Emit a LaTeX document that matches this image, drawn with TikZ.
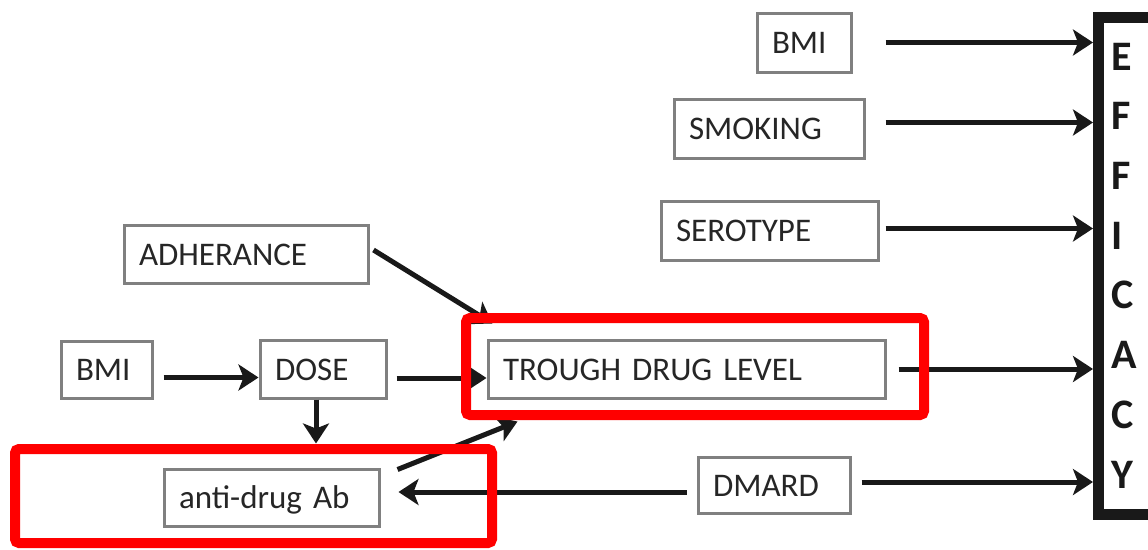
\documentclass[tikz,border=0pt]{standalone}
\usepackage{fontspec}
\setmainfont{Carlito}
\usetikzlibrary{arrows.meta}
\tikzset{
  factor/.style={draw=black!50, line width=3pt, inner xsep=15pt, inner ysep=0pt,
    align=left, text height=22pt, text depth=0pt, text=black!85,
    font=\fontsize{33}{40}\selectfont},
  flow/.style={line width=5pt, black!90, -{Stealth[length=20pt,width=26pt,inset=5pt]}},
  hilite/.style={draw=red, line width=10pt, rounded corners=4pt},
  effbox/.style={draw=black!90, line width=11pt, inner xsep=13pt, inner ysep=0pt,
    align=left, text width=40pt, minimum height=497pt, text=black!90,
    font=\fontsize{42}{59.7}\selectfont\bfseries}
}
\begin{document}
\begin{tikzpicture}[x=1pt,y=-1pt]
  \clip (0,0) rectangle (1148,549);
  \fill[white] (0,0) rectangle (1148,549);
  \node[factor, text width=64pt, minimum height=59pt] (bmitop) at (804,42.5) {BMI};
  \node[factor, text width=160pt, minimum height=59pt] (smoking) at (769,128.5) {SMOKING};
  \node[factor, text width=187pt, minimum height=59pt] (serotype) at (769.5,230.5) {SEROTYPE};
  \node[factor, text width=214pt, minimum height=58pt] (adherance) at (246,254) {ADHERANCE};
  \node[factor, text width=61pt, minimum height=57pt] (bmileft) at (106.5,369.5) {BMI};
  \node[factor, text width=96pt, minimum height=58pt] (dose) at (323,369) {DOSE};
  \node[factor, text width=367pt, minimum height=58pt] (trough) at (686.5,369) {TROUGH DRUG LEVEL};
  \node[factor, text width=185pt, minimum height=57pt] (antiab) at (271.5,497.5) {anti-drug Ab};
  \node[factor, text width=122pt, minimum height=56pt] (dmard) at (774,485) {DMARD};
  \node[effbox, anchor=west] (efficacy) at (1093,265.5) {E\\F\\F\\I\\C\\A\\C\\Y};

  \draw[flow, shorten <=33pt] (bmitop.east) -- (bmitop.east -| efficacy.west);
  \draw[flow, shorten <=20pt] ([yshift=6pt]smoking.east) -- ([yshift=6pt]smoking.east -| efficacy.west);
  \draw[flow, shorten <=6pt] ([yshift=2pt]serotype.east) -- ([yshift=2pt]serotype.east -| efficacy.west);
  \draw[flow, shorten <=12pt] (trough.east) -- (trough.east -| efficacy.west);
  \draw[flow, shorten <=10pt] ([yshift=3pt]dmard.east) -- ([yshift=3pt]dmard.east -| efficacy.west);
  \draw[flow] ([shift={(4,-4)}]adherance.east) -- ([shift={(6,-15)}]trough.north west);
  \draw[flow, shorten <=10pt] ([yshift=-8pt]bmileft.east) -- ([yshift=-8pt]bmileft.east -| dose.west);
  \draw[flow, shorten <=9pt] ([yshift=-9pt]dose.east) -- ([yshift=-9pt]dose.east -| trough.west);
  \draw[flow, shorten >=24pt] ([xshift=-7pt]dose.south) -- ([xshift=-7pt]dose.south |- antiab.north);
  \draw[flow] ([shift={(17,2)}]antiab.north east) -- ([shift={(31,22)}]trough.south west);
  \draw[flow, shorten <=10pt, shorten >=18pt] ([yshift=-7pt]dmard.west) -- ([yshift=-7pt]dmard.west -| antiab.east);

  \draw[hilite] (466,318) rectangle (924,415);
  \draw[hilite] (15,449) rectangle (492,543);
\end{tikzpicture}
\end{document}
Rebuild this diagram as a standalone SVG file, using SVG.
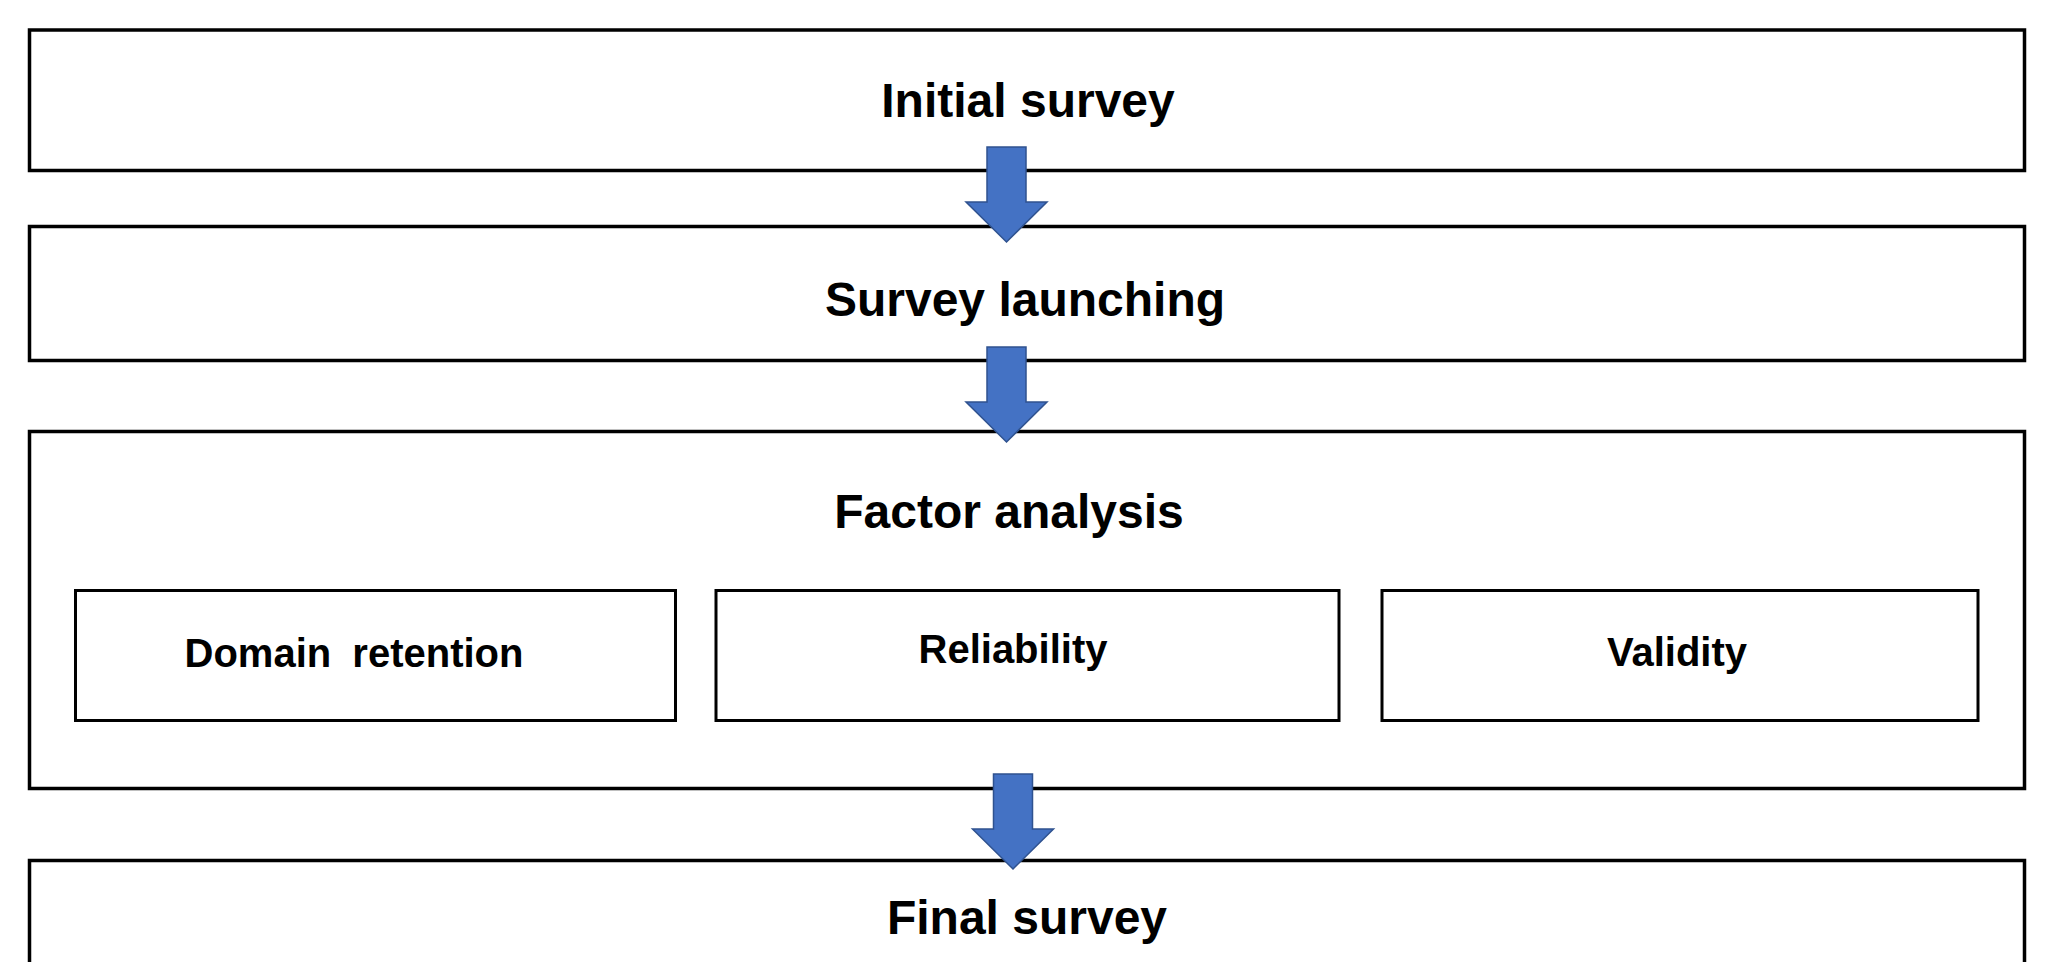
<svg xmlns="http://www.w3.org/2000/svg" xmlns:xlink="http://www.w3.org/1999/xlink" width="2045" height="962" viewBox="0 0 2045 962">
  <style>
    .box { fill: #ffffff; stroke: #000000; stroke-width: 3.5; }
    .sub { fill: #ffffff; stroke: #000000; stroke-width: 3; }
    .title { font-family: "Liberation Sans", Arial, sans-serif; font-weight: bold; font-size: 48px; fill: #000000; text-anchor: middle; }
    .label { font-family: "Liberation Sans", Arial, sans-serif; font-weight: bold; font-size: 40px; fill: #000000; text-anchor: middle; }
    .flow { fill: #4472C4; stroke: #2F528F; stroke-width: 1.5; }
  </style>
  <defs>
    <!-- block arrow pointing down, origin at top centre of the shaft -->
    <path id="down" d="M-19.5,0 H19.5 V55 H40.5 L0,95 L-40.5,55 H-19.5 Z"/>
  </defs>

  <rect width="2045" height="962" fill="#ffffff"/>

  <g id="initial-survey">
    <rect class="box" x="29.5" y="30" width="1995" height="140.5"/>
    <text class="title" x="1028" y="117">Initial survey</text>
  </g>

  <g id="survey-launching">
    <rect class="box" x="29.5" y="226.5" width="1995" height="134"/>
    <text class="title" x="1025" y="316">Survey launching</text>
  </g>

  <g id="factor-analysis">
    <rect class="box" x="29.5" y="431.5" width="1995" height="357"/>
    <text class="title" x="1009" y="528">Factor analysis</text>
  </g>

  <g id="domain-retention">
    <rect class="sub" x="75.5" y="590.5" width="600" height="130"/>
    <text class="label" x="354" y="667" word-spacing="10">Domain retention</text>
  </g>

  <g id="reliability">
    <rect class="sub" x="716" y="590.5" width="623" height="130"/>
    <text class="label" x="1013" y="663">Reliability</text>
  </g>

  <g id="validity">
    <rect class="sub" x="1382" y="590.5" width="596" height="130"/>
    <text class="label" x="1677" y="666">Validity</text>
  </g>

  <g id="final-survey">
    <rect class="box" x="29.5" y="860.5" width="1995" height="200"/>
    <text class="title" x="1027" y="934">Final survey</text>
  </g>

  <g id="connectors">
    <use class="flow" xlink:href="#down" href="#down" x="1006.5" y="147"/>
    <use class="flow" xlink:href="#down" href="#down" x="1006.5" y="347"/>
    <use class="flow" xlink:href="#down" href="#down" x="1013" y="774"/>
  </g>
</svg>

########################################

What the exercise asks => Copy the records above from the first line through the line containing "anchor=west] (efficacy) at", both included, and leave out any pictures.

Response to this exercise =>
Emit a LaTeX document that matches this image, drawn with TikZ.
\documentclass[tikz,border=0pt]{standalone}
\usepackage{fontspec}
\setmainfont{Carlito}
\usetikzlibrary{arrows.meta}
\tikzset{
  factor/.style={draw=black!50, line width=3pt, inner xsep=15pt, inner ysep=0pt,
    align=left, text height=22pt, text depth=0pt, text=black!85,
    font=\fontsize{33}{40}\selectfont},
  flow/.style={line width=5pt, black!90, -{Stealth[length=20pt,width=26pt,inset=5pt]}},
  hilite/.style={draw=red, line width=10pt, rounded corners=4pt},
  effbox/.style={draw=black!90, line width=11pt, inner xsep=13pt, inner ysep=0pt,
    align=left, text width=40pt, minimum height=497pt, text=black!90,
    font=\fontsize{42}{59.7}\selectfont\bfseries}
}
\begin{document}
\begin{tikzpicture}[x=1pt,y=-1pt]
  \clip (0,0) rectangle (1148,549);
  \fill[white] (0,0) rectangle (1148,549);
  \node[factor, text width=64pt, minimum height=59pt] (bmitop) at (804,42.5) {BMI};
  \node[factor, text width=160pt, minimum height=59pt] (smoking) at (769,128.5) {SMOKING};
  \node[factor, text width=187pt, minimum height=59pt] (serotype) at (769.5,230.5) {SEROTYPE};
  \node[factor, text width=214pt, minimum height=58pt] (adherance) at (246,254) {ADHERANCE};
  \node[factor, text width=61pt, minimum height=57pt] (bmileft) at (106.5,369.5) {BMI};
  \node[factor, text width=96pt, minimum height=58pt] (dose) at (323,369) {DOSE};
  \node[factor, text width=367pt, minimum height=58pt] (trough) at (686.5,369) {TROUGH DRUG LEVEL};
  \node[factor, text width=185pt, minimum height=57pt] (antiab) at (271.5,497.5) {anti-drug Ab};
  \node[factor, text width=122pt, minimum height=56pt] (dmard) at (774,485) {DMARD};
  \node[effbox, anchor=west] (efficacy) at (1093,265.5) {E\\F\\F\\I\\C\\A\\C\\Y};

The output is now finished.